HARRISBURG — With a few quick whirrs of a power tool, the revolving Capitol doors are unscrewed and workers quickly set them aside.

Swiftly, as if it's been ingrained in their muscle memory, they install temporary platforms to protect the historic, wooden door frame that surrounds the entrance to the Capitol.

Outside, encased in a net on the back of a pickup truck, is the 18-foot-tall Douglas fir that for six weeks will serve as the main attraction inside the state's extravagant Capitol rotunda. Plucked out of the Crystal Spring Tree Farm in Carbon County, the Douglas fir has been a popular choice in recent years because of its height. Occasionally, something else is chosen. One year, it was a Concolor fir that emits a citrus smell.

Inside the rotunda, state workers and families with small children are lining up, waiting for the show to begin.

There's a lull. And then a man appears in the doorway.

"It's coming," a little boy whispers.

Thirteen men flank the tree, pulling it trunk-first through the doorway and over wooden panels put in place to protect the (also historic) Moravian mosaic tile floor. Another follows behind, attending to the top of the tree. They stop when they get close to the center of the 12-foot, square platform that holds the tree stand.

The netting comes off. A few branches get trimmed.

They tie thick ropes to the tree, for lifting it upright. They also add green twine, which they'll affix to various parts of the stone balcony. The ropes will later come off. The twine will stay. They don't want the tree to topple over once it's in place.

"Let's go," someone later says.

A signal comes, and the workers line up. At least nine people grab part of a rope that runs up the main Capitol stairs.
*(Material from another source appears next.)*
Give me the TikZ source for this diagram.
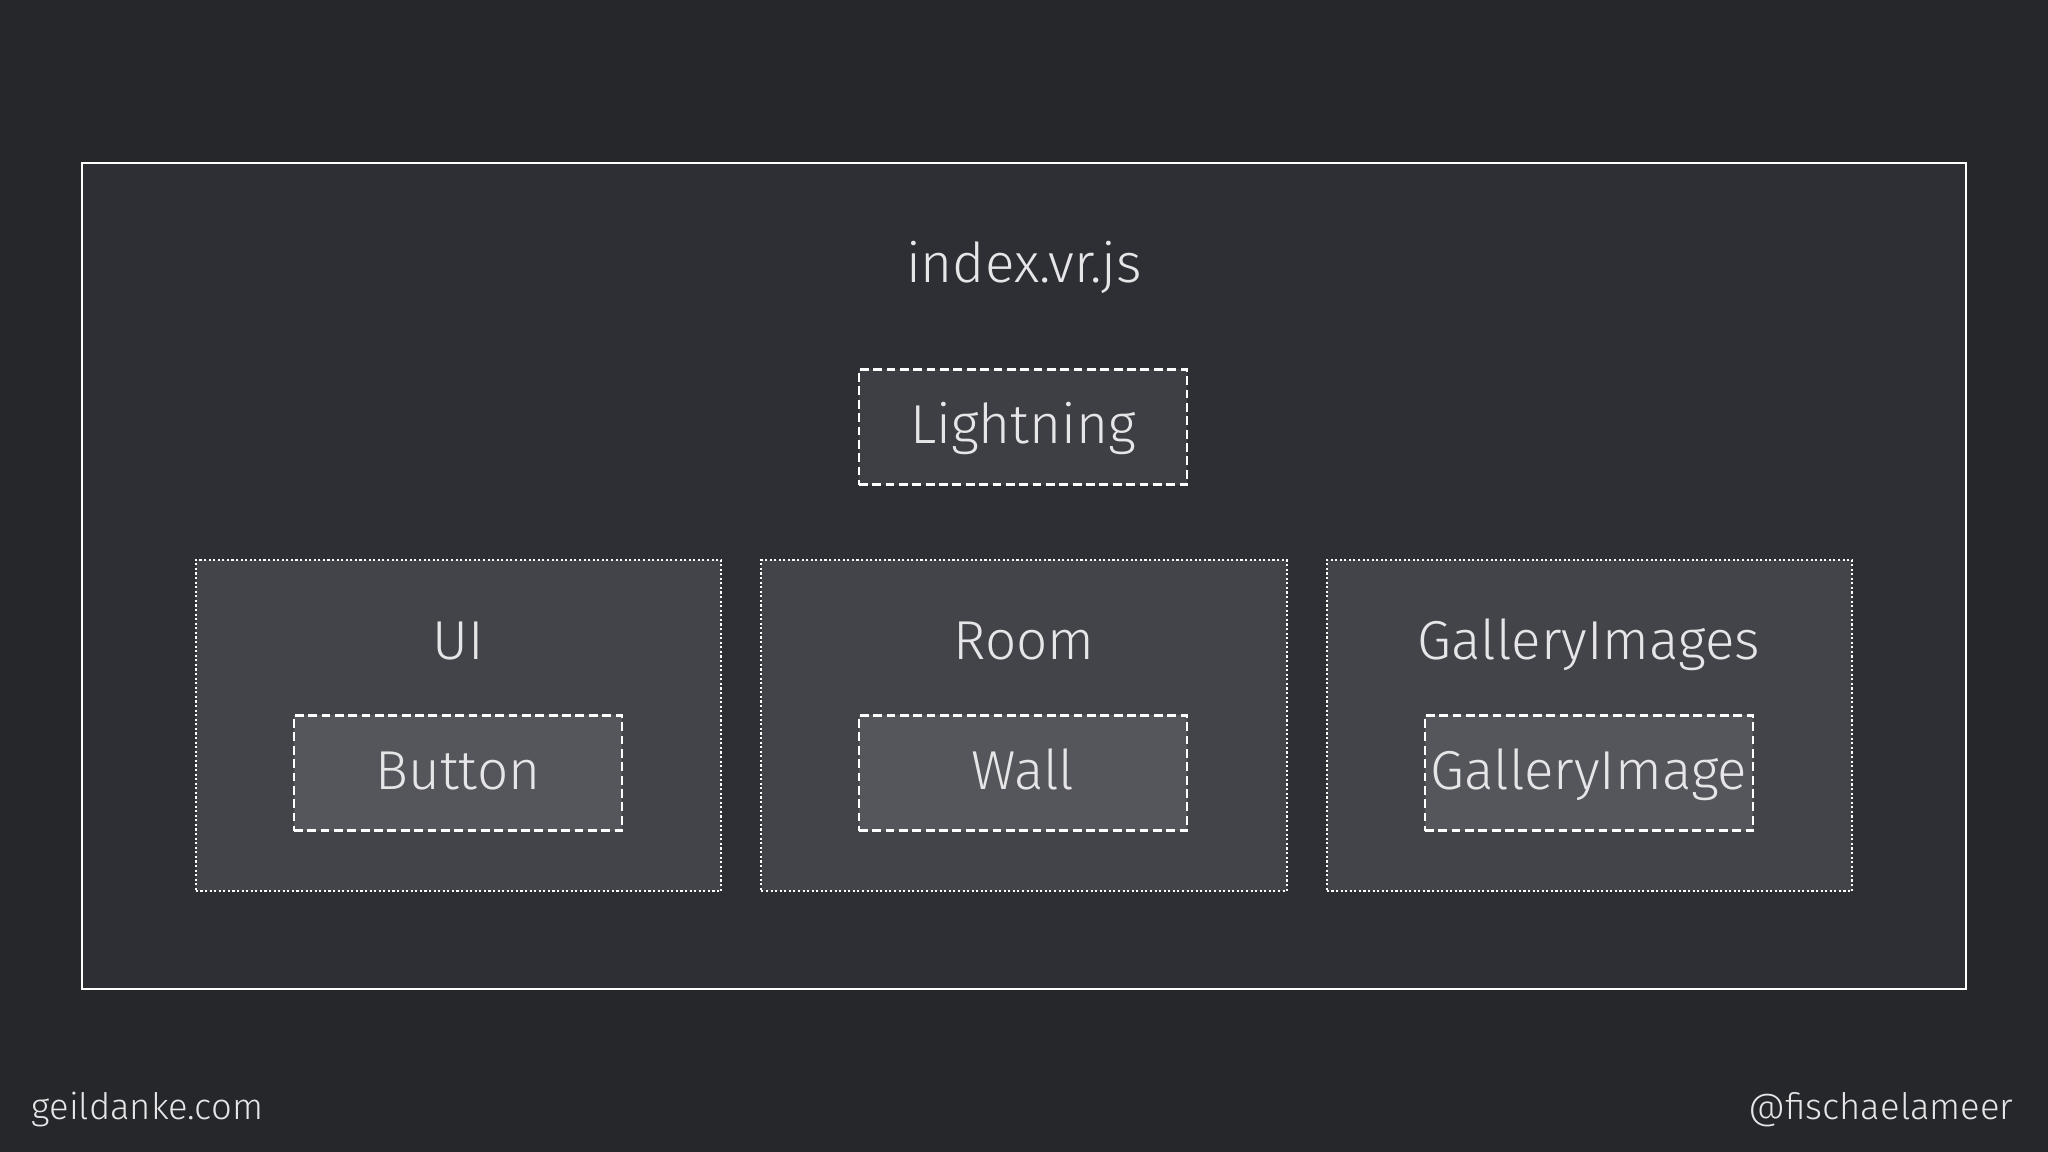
\documentclass[tikz,border=0pt]{standalone}
\usepackage{fontspec}
\setmainfont{Fira Sans}[UprightFont={* Light}]
\usetikzlibrary{positioning}

\definecolor{slidebg}{HTML}{26272B}
\definecolor{framebg}{HTML}{2E2F34}
\definecolor{groupbg}{HTML}{434449}
\definecolor{partbg}{HTML}{55565B}
\definecolor{lightbg}{HTML}{3E3F44}
\definecolor{labeltxt}{HTML}{E6E6E8}

\tikzset{
  groupbox/.style={draw=white,fill=groupbg,line width=0.6pt,dash pattern=on 0.6pt off 0.7pt,
    minimum width=5.25cm,minimum height=3.31cm,inner sep=0pt},
  partbox/.style={draw=white,fill=partbg,line width=0.6pt,dash pattern=on 2.5pt off 1.3pt,
    minimum width=3.28cm,minimum height=1.15cm,inner sep=0pt,text=labeltxt,
    font=\fontsize{15.6}{18}\selectfont,text height=0.98em,text depth=0.03em},
  title/.style={text=labeltxt,font=\fontsize{15.6}{18}\selectfont,inner sep=0pt,
    text height=0.98em,text depth=0.03em},
  footer/.style={text=labeltxt,font=\fontsize{10.35}{12}\selectfont,inner sep=0pt}
}

\begin{document}
\begin{tikzpicture}[x=0.01cm,y=-0.01cm]

\fill [slidebg] (0,0) rectangle (2048,1152);
\useasboundingbox (0,0) rectangle (2048,1152);

% outer frame
\draw [line width=0.6pt,draw=white,fill=framebg] (82,163) -- (1966,163) -- (1966,989) -- (82,989) -- cycle;

\node [title] (index) at (1024,266) {index.vr.js};
\node [partbox,fill=lightbg] (lightning) at (1023,427) {Lightning};

% groups
\node [groupbox] (ui) at (458.5,725.5) {};
\node [groupbox] (room) at (1024,725.5) {};
\node [groupbox] (gallery) at (1589.5,725.5) {};

\node [title] (uititle) at (458,643) {UI};
\node [title] (roomtitle) at (1024,643) {Room};
\node [title] (gallerytitle) at (1589,643) {GalleryImages};

\node [partbox] (button) at (458,773) {Button};
\node [partbox] (wall) at (1023,773) {Wall};
\node [partbox] (galleryimage) at (1589,773) {GalleryImage};

% footer
\node [footer,anchor=west] (site) at (31,1110) {geildanke.com};
\node [footer,anchor=east] (handle) at (2014,1110) {@fischaelameer};

\end{tikzpicture}
\end{document}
Other, smaller teams are scattered across the balcony, holding four more ropes. Another crew remains on the ground, surrounding the tree. Some will pull it. Others will push it.

Someone yells, "Go!"

Simultaneously, they pull.

The tree sways dramatically to one side.

"Whoa!" the crowd cries.

A quick adjustment. It stands up straight, almost perfectly symmetrical.

The hardest part is over. There's time to take a breath.

Later, the workers will put up scaffolding, which they'll use to adorn the tree with ornaments made by senior citizens and small children. Two weeks from now, the governor will light the tree during a formal gathering.

And there, in a short spurt of glory, the tree will remain until the first week of January. After hours, when few people are around, workers will trim off some branches. They'll remove the doors to the Capitol, and out the tree will go. The same way it came in.

Then, one final trip: Off for recycling.